--- GIVEN PROBLEM ---
Extract the opening line of the entries and every line after it, stopping at and including the line that contains "(12pt,423.6pt) -- (318.6pt,423.6pt);". Do not include pictures.

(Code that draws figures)
────────────────────────────────────────
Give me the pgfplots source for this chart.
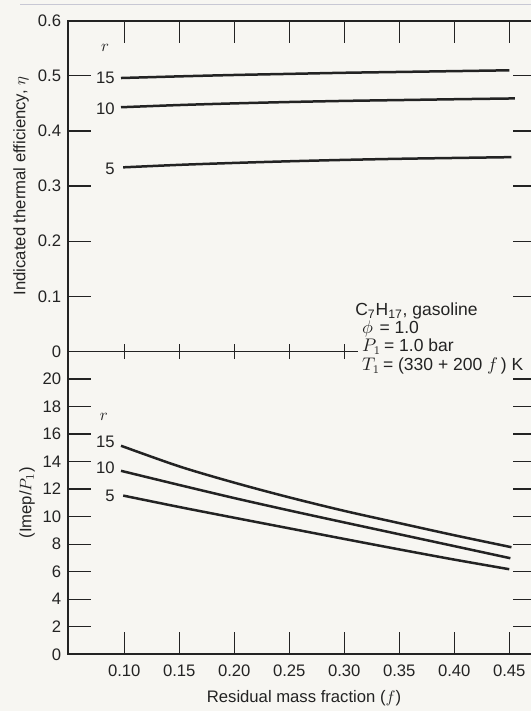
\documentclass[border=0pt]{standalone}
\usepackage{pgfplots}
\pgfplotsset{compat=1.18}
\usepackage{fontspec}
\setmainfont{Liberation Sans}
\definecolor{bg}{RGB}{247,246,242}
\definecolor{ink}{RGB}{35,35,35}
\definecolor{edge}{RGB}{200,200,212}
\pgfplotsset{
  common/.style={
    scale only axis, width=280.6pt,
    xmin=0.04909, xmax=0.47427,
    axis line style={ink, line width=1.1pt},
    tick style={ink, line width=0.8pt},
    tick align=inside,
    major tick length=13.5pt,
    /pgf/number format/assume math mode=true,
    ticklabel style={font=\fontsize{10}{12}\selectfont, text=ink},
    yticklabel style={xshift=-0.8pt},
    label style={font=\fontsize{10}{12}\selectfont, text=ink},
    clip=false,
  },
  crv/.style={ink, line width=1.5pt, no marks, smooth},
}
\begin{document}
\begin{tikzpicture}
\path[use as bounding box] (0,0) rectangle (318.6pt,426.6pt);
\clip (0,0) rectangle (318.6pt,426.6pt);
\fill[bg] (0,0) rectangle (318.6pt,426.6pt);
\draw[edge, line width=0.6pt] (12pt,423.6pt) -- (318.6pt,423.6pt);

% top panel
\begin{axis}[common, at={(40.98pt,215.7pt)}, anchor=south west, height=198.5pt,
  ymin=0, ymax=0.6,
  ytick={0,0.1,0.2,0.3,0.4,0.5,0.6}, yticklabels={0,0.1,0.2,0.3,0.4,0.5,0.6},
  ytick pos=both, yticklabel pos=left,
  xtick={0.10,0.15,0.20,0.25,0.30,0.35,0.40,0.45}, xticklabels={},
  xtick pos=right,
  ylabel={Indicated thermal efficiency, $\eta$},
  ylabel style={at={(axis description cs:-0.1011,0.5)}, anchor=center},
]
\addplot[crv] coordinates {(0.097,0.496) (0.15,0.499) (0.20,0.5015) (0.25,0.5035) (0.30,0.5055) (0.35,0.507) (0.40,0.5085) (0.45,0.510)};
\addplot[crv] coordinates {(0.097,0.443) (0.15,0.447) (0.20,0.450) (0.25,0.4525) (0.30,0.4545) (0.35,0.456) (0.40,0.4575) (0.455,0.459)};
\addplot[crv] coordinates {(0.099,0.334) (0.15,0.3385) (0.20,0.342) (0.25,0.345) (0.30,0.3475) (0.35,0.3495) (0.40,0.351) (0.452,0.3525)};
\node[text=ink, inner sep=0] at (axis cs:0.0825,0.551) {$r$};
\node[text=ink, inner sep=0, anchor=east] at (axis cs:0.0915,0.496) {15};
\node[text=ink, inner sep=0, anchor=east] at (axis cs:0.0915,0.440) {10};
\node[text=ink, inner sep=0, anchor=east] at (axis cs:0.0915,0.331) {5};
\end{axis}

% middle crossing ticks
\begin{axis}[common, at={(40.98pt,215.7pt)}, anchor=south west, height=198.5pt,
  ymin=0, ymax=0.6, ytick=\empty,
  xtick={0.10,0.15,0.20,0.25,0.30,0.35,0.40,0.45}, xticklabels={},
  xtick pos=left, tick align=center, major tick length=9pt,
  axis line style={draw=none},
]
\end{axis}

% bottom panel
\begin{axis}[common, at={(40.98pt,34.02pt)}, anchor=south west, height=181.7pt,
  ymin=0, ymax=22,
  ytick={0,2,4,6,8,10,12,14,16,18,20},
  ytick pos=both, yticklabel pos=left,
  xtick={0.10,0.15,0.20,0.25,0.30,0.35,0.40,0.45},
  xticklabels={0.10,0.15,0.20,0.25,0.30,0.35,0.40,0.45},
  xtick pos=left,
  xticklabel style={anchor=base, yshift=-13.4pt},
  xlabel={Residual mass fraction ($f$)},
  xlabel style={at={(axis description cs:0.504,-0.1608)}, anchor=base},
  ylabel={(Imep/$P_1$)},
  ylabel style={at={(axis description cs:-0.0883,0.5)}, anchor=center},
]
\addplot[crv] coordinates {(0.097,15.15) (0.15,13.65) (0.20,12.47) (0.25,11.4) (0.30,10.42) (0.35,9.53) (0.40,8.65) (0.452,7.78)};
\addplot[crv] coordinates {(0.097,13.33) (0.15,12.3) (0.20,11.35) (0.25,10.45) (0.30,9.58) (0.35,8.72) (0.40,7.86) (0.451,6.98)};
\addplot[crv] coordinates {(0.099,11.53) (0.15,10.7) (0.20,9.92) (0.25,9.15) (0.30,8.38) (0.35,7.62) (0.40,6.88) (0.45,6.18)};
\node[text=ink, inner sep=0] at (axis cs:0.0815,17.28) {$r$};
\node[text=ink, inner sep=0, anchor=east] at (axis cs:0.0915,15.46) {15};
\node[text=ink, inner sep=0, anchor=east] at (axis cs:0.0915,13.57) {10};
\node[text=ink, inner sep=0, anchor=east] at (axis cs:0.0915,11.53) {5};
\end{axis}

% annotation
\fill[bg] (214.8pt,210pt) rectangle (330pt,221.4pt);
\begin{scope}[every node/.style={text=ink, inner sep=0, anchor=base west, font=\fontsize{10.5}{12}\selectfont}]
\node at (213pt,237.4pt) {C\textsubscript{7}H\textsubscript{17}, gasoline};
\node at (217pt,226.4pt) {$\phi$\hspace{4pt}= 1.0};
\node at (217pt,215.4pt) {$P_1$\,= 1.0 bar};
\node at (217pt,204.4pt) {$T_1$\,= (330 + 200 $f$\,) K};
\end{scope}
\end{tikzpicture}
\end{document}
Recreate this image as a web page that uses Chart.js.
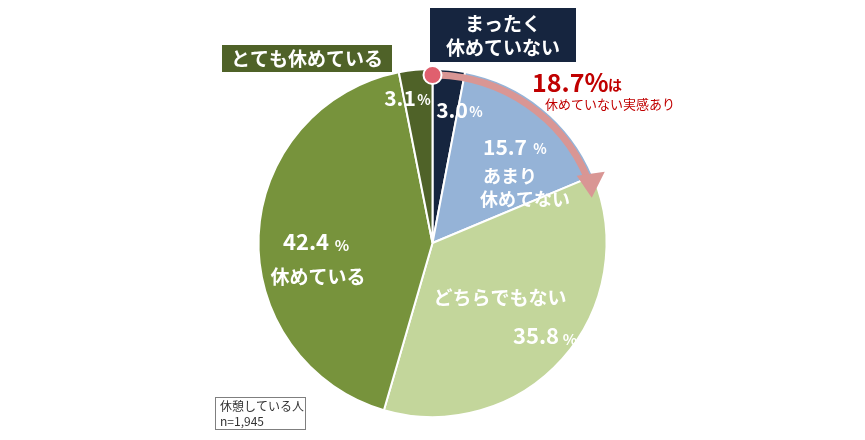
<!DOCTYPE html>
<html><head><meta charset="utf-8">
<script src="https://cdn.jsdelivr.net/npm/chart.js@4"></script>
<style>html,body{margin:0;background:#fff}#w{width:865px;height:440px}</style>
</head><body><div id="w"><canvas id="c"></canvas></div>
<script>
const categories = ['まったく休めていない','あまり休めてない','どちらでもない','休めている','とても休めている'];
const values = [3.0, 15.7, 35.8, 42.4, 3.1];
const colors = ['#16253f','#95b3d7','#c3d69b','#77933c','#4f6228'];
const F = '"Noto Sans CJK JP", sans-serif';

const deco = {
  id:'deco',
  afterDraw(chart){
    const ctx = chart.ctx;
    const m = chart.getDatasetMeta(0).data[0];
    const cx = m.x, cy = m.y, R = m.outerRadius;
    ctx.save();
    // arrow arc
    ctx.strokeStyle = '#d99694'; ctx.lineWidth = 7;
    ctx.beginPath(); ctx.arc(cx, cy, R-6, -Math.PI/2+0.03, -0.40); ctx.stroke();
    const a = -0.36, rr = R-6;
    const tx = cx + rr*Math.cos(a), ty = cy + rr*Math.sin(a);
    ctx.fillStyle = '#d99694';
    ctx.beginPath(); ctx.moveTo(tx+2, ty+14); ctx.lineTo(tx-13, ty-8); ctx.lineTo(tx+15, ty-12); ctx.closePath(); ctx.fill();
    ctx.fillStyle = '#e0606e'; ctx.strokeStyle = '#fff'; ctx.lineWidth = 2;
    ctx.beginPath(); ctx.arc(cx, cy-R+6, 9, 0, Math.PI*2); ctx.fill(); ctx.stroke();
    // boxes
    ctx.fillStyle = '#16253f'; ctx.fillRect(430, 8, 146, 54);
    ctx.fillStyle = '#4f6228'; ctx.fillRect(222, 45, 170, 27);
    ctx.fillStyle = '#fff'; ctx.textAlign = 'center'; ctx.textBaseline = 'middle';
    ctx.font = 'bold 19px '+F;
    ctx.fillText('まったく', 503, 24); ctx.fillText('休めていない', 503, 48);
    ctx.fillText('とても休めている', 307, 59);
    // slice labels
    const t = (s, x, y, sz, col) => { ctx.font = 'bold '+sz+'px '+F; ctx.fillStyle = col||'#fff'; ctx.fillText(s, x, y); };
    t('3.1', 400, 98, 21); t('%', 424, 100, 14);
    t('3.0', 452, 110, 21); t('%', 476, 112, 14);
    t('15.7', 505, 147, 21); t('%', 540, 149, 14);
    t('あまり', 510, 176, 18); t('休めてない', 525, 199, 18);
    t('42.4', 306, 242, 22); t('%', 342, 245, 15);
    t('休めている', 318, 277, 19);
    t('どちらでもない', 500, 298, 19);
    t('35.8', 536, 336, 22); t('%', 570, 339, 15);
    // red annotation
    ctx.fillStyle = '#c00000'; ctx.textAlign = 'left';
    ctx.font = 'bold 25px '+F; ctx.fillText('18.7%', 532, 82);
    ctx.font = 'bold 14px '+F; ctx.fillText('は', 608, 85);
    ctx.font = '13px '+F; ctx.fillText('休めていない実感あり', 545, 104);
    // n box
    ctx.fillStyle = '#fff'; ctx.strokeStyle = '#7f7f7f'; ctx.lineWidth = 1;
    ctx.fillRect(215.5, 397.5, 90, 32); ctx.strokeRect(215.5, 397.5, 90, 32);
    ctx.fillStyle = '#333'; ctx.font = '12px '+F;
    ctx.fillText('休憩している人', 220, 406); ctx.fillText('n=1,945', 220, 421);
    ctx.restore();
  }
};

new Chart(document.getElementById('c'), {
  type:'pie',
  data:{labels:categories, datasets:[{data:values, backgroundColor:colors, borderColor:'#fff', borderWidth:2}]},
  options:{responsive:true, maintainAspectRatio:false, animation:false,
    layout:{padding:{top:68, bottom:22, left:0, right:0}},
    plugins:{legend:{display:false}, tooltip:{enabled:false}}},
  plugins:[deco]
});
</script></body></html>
────────────────────────────────────────
--- FINAL ANSWER ---
Give me the pgfplots source for this chart.
\documentclass[border=0pt]{standalone}
\usepackage{pgfplots}
\pgfplotsset{compat=1.18}
\usepackage{fontspec}
\setmainfont{Liberation Sans}
\definecolor{bg}{RGB}{247,246,242}
\definecolor{ink}{RGB}{35,35,35}
\definecolor{edge}{RGB}{200,200,212}
\pgfplotsset{
  common/.style={
    scale only axis, width=280.6pt,
    xmin=0.04909, xmax=0.47427,
    axis line style={ink, line width=1.1pt},
    tick style={ink, line width=0.8pt},
    tick align=inside,
    major tick length=13.5pt,
    /pgf/number format/assume math mode=true,
    ticklabel style={font=\fontsize{10}{12}\selectfont, text=ink},
    yticklabel style={xshift=-0.8pt},
    label style={font=\fontsize{10}{12}\selectfont, text=ink},
    clip=false,
  },
  crv/.style={ink, line width=1.5pt, no marks, smooth},
}
\begin{document}
\begin{tikzpicture}
\path[use as bounding box] (0,0) rectangle (318.6pt,426.6pt);
\clip (0,0) rectangle (318.6pt,426.6pt);
\fill[bg] (0,0) rectangle (318.6pt,426.6pt);
\draw[edge, line width=0.6pt] (12pt,423.6pt) -- (318.6pt,423.6pt);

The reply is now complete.